▼

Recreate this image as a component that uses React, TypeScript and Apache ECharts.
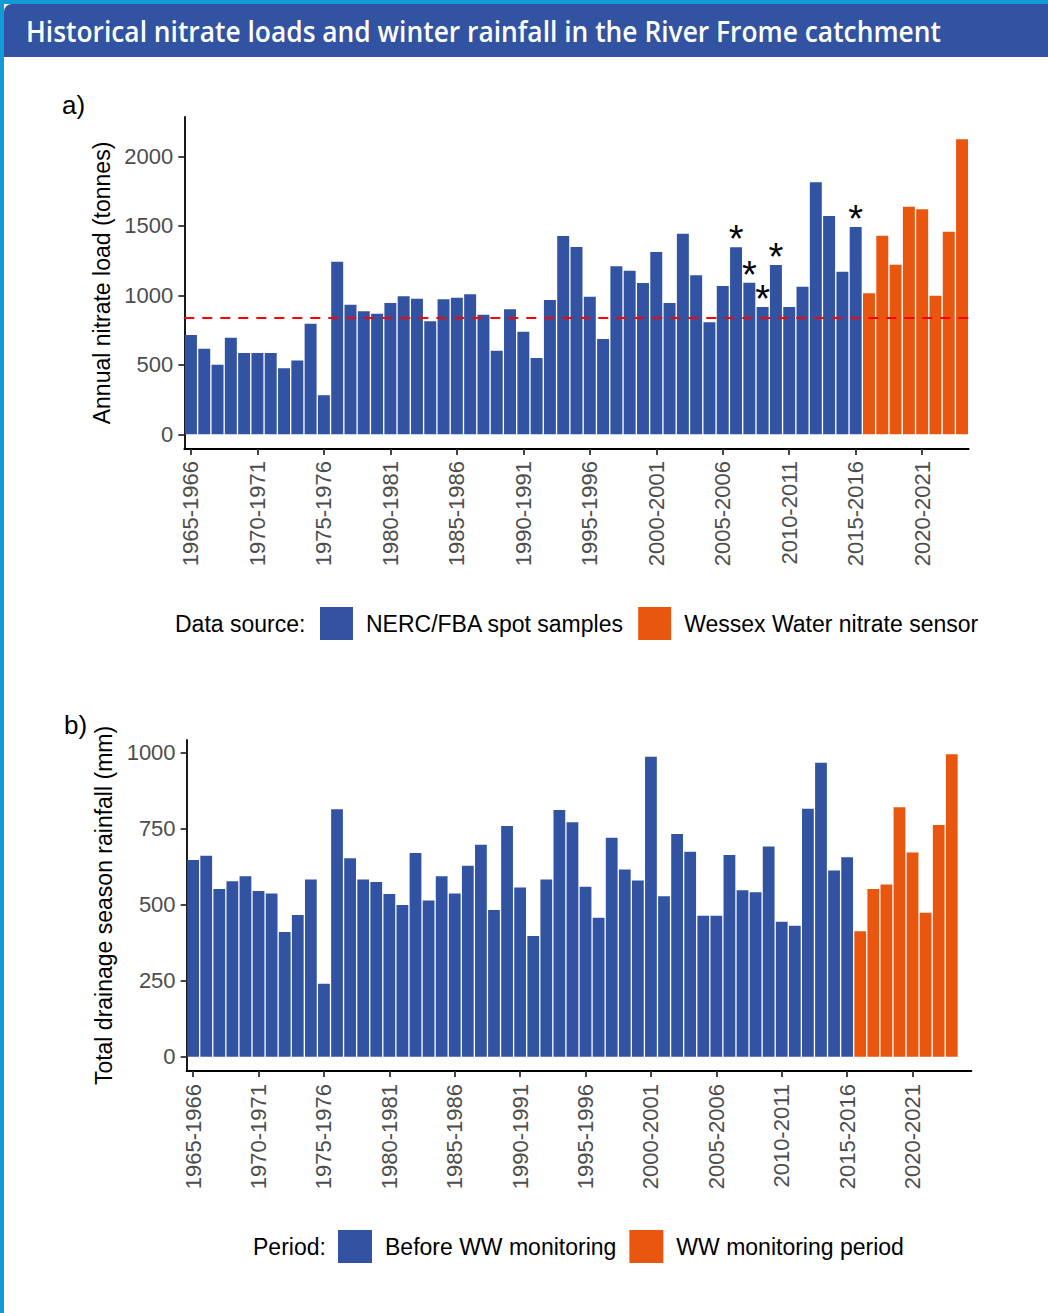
import React, { useEffect, useRef } from "react";
import * as echarts from "echarts";

// ---------- DATA ----------
const years = [
  "1965-1966", "1966-1967", "1967-1968", "1968-1969", "1969-1970",
  "1970-1971", "1971-1972", "1972-1973", "1973-1974", "1974-1975",
  "1975-1976", "1976-1977", "1977-1978", "1978-1979", "1979-1980",
  "1980-1981", "1981-1982", "1982-1983", "1983-1984", "1984-1985",
  "1985-1986", "1986-1987", "1987-1988", "1988-1989", "1989-1990",
  "1990-1991", "1991-1992", "1992-1993", "1993-1994", "1994-1995",
  "1995-1996", "1996-1997", "1997-1998", "1998-1999", "1999-2000",
  "2000-2001", "2001-2002", "2002-2003", "2003-2004", "2004-2005",
  "2005-2006", "2006-2007", "2007-2008", "2008-2009", "2009-2010",
  "2010-2011", "2011-2012", "2012-2013", "2013-2014", "2014-2015",
  "2015-2016", "2016-2017", "2017-2018", "2018-2019", "2019-2020",
  "2020-2021", "2021-2022", "2022-2023", "2023-2024",
];
// panel b has one extra (empty) slot at the end of its axis
const yearsB = [...years, "2024-2025"];

// Panel a: annual nitrate load (tonnes)
const nitrateSpot = [
  715, 615, 500, 695, 585, 585, 585, 475, 530, 796,
  281, 1242, 932, 885, 868, 945, 993, 976, 813, 971,
  983, 1007, 860, 601, 899, 738, 549, 966, 1427, 1348,
  990, 686, 1209, 1177, 1088, 1311, 945, 1443, 1144, 806,
  1067, 1345, 1091, 916, 1218, 916, 1062, 1813, 1570, 1170,
  1491,
];
const nitrateSensor = [1014, 1429, 1220, 1637, 1619, 997, 1458, 2122];
const starredYears = ["2006-2007", "2007-2008", "2008-2009", "2009-2010", "2015-2016"];
const nitrateReference = 835;
const nitrateTicks = [0, 500, 1000, 1500, 2000];

// Panel b: total drainage season rainfall (mm)
const rainBefore = [
  647, 661, 552, 577, 594, 545, 537, 410, 466, 583,
  240, 814, 653, 583, 575, 535, 499, 670, 514, 594,
  537, 628, 697, 483, 759, 557, 397, 583, 812, 771,
  559, 457, 720, 616, 580, 987, 528, 733, 674, 464,
  464, 664, 548, 541, 692, 444, 431, 816, 967, 613,
  656,
];
const rainWW = [413, 552, 567, 821, 672, 474, 762, 995];
const rainTicks = [0, 250, 500, 750, 1000];

const seriesNames = {
  spot: "NERC/FBA spot samples",
  sensor: "Wessex Water nitrate sensor",
  before: "Before WW monitoring",
  ww: "WW monitoring period",
};

const TITLE = "Historical nitrate loads and winter rainfall in the River Frome catchment";

// ---------- STYLE ----------
const BLUE = "#3153a2";
const ORANGE = "#e9560f";
const CYAN = "#129bd6";
const FONT = "'Liberation Sans', Arial, sans-serif";
const TICK_GREY = "#4d4d4d";

function measure(text: string, font: string) {
  const c = document.createElement("canvas").getContext("2d");
  if (!c) return 0;
  c.font = font;
  return c.measureText(text).width;
}

export default function App() {
  const ref = useRef<HTMLDivElement>(null);

  useEffect(() => {
    document.body.style.margin = "0";
    if (!ref.current) return;
    const chart = echarts.init(ref.current, undefined, { renderer: "svg" });

    const titleFont = "600 28px 'Open Sans'";
    const tw = measure(TITLE, titleFont);
    const titleScale = tw > 0 ? 915 / tw : 1;

    const nB = nitrateSpot.length;
    const spotData = years.map((y, i) => {
      if (i >= nB) return null;
      const v = nitrateSpot[i];
      if (starredYears.includes(y)) {
        return {
          value: v,
          label: {
            show: true,
            formatter: "*",
            position: "top",
            distance: 8,
            fontSize: 38,
            fontFamily: FONT,
            color: "#000",
            verticalAlign: "middle",
          },
        };
      }
      return v;
    });
    const sensorData = years.map((_, i) => (i >= nB ? nitrateSensor[i - nB] : null));

    const rB = rainBefore.length;
    const beforeData = yearsB.map((_, i) => (i < rB ? rainBefore[i] : null));
    const wwData = yearsB.map((_, i) =>
      i >= rB && i - rB < rainWW.length ? rainWW[i - rB] : null
    );

    const xAxisCommon = (data: string[], margin: number) => ({
      type: "category",
      data,
      boundaryGap: true,
      axisLine: { show: true, onZero: false, lineStyle: { color: "#000", width: 1.8 } },
      axisTick: {
        show: true,
        alignWithLabel: true,
        interval: 4,
        length: 6,
        lineStyle: { color: "#333", width: 1.8 },
      },
      axisLabel: {
        interval: 4,
        rotate: 90,
        margin,
        fontSize: 22,
        fontFamily: FONT,
        color: TICK_GREY,
      },
      splitLine: { show: false },
    });

    const yAxisCommon = (
      min: number,
      max: number,
      ticks: number[],
      name: string,
      nameGap: number
    ) => ({
      type: "value",
      min,
      max,
      name,
      nameLocation: "middle",
      nameGap,
      nameTextStyle: { fontSize: 23, fontFamily: FONT, color: "#000" },
      axisLine: { show: true, lineStyle: { color: "#000", width: 1.8 } },
      axisTick: {
        show: true,
        length: 6,
        customValues: ticks,
        lineStyle: { color: "#333", width: 1.8 },
      },
      axisLabel: {
        customValues: ticks,
        formatter: (v: number) => String(v),
        margin: 11,
        fontSize: 22,
        fontFamily: FONT,
        color: TICK_GREY,
      },
      splitLine: { show: false },
    });

    const option: any = {
      animation: false,
      backgroundColor: "#fff",
      textStyle: { fontFamily: FONT },
      grid: [
        { left: 184.3, top: 117, width: 784.4, height: 332, containLabel: false },
        { left: 186.6, top: 740, width: 784.8, height: 331, containLabel: false },
      ],
      xAxis: [
        { ...xAxisCommon(years, 12), gridIndex: 0 },
        { ...xAxisCommon(yearsB, 13), gridIndex: 1 },
      ],
      yAxis: [
        {
          ...yAxisCommon(-106, 2283, nitrateTicks, "Annual nitrate load (tonnes)", 57),
          gridIndex: 0,
        },
        {
          ...yAxisCommon(-47, 1042, rainTicks, "Total drainage season rainfall (mm)", 58),
          gridIndex: 1,
        },
      ],
      legend: [
        {
          data: [seriesNames.spot, seriesNames.sensor],
          left: 320,
          top: 607,
          padding: 0,
          itemWidth: 33,
          itemHeight: 33,
          itemGap: 14,
          icon: "rect",
          selectedMode: false,
          textStyle: { fontSize: 23, fontFamily: FONT, color: "#000", padding: [0, 0, 0, 8] },
        },
        {
          data: [seriesNames.before, seriesNames.ww],
          left: 338,
          top: 1230,
          padding: 0,
          itemWidth: 34,
          itemHeight: 33,
          itemGap: 13,
          icon: "rect",
          selectedMode: false,
          textStyle: { fontSize: 23, fontFamily: FONT, color: "#000", padding: [0, 0, 0, 8] },
        },
      ],
      series: [
        {
          name: seriesNames.spot,
          type: "bar",
          xAxisIndex: 0,
          yAxisIndex: 0,
          data: spotData,
          barGap: "-100%",
          barCategoryGap: "10%",
          itemStyle: { color: BLUE },
          markLine: {
            silent: true,
            symbol: "none",
            label: { show: false },
            lineStyle: { color: "#ff0000", type: [10, 8], width: 2 },
            data: [{ yAxis: nitrateReference }],
          },
        },
        {
          name: seriesNames.sensor,
          type: "bar",
          xAxisIndex: 0,
          yAxisIndex: 0,
          data: sensorData,
          barGap: "-100%",
          barCategoryGap: "10%",
          itemStyle: { color: ORANGE },
        },
        {
          name: seriesNames.before,
          type: "bar",
          xAxisIndex: 1,
          yAxisIndex: 1,
          data: beforeData,
          barGap: "-100%",
          barCategoryGap: "10%",
          itemStyle: { color: BLUE },
        },
        {
          name: seriesNames.ww,
          type: "bar",
          xAxisIndex: 1,
          yAxisIndex: 1,
          data: wwData,
          barGap: "-100%",
          barCategoryGap: "10%",
          itemStyle: { color: ORANGE },
        },
      ],
      graphic: [
        { type: "rect", z: -10, shape: { x: 0, y: 0, width: 1048, height: 1313 }, style: { fill: "#fff" } },
        { type: "rect", z: -9, shape: { x: 0, y: 0, width: 4, height: 1313 }, style: { fill: CYAN } },
        { type: "rect", z: -9, shape: { x: 0, y: 0, width: 1048, height: 4 }, style: { fill: CYAN } },
        {
          type: "rect",
          z: -8,
          shape: { x: 4, y: 4, width: 1044, height: 53, r: [8, 0, 0, 0] },
          style: { fill: BLUE },
        },
        {
          type: "text",
          x: 26,
          y: 31,
          scaleX: titleScale,
          style: {
            text: TITLE,
            fontSize: 28,
            fontWeight: 600,
            fontFamily: "'Open Sans', sans-serif",
            fill: "#fff",
            verticalAlign: "middle",
          },
        },
        {
          type: "text",
          x: 62,
          y: 105,
          style: { text: "a)", fontSize: 26, fontFamily: FONT, fill: "#000", verticalAlign: "middle" },
        },
        {
          type: "text",
          x: 64,
          y: 725,
          style: { text: "b)", fontSize: 26, fontFamily: FONT, fill: "#000", verticalAlign: "middle" },
        },
        {
          type: "text",
          x: 175,
          y: 624,
          style: { text: "Data source:", fontSize: 23, fontFamily: FONT, fill: "#000", verticalAlign: "middle" },
        },
        {
          type: "text",
          x: 253,
          y: 1247,
          style: { text: "Period:", fontSize: 23, fontFamily: FONT, fill: "#000", verticalAlign: "middle" },
        },
      ],
    };

    chart.setOption(option);
    return () => chart.dispose();
  }, []);

  return <div ref={ref} style={{ width: 1048, height: 1313 }} />;
}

▲

Leave out the pictures and restate, word for word, the lines from the top of the data through the line containing "import * as", both included.

Recreate this image as a component that uses React, TypeScript and Apache ECharts.
import React, { useEffect, useRef } from "react";
import * as echarts from "echarts";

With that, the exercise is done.